— start Information shown —

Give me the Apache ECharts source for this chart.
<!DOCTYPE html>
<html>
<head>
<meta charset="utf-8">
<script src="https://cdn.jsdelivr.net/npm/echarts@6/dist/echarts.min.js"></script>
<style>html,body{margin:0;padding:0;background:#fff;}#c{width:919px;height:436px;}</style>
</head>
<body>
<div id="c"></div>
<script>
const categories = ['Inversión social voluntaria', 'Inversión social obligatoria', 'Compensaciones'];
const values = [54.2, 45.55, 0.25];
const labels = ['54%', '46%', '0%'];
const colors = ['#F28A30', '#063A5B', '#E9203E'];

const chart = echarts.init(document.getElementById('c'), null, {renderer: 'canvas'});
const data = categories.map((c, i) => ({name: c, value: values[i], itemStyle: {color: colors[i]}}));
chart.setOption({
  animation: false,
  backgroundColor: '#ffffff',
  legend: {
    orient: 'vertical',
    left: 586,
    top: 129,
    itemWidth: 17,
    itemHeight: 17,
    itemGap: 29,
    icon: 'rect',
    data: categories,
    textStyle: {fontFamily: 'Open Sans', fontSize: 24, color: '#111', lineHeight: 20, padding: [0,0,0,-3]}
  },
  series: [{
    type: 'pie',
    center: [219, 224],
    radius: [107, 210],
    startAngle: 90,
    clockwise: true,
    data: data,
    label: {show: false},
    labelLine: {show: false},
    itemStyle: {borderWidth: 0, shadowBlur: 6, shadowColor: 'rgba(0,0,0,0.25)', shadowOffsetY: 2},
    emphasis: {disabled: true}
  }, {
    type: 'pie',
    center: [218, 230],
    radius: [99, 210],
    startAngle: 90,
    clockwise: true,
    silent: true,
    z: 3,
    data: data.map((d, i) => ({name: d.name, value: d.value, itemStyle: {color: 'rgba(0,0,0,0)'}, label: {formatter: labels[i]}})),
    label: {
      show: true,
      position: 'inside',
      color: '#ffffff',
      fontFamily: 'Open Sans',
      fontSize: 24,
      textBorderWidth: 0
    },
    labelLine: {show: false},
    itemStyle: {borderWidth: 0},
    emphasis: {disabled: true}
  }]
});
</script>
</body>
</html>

— end Information shown —

Up to and including the line with "const colors = ['#F28A30', '#063A5B', '#E9203E'];", repeat the data exactly, starting from its first line; nothing else belongs in the response.

Give me the Apache ECharts source for this chart.
<!DOCTYPE html>
<html>
<head>
<meta charset="utf-8">
<script src="https://cdn.jsdelivr.net/npm/echarts@6/dist/echarts.min.js"></script>
<style>html,body{margin:0;padding:0;background:#fff;}#c{width:919px;height:436px;}</style>
</head>
<body>
<div id="c"></div>
<script>
const categories = ['Inversión social voluntaria', 'Inversión social obligatoria', 'Compensaciones'];
const values = [54.2, 45.55, 0.25];
const labels = ['54%', '46%', '0%'];
const colors = ['#F28A30', '#063A5B', '#E9203E'];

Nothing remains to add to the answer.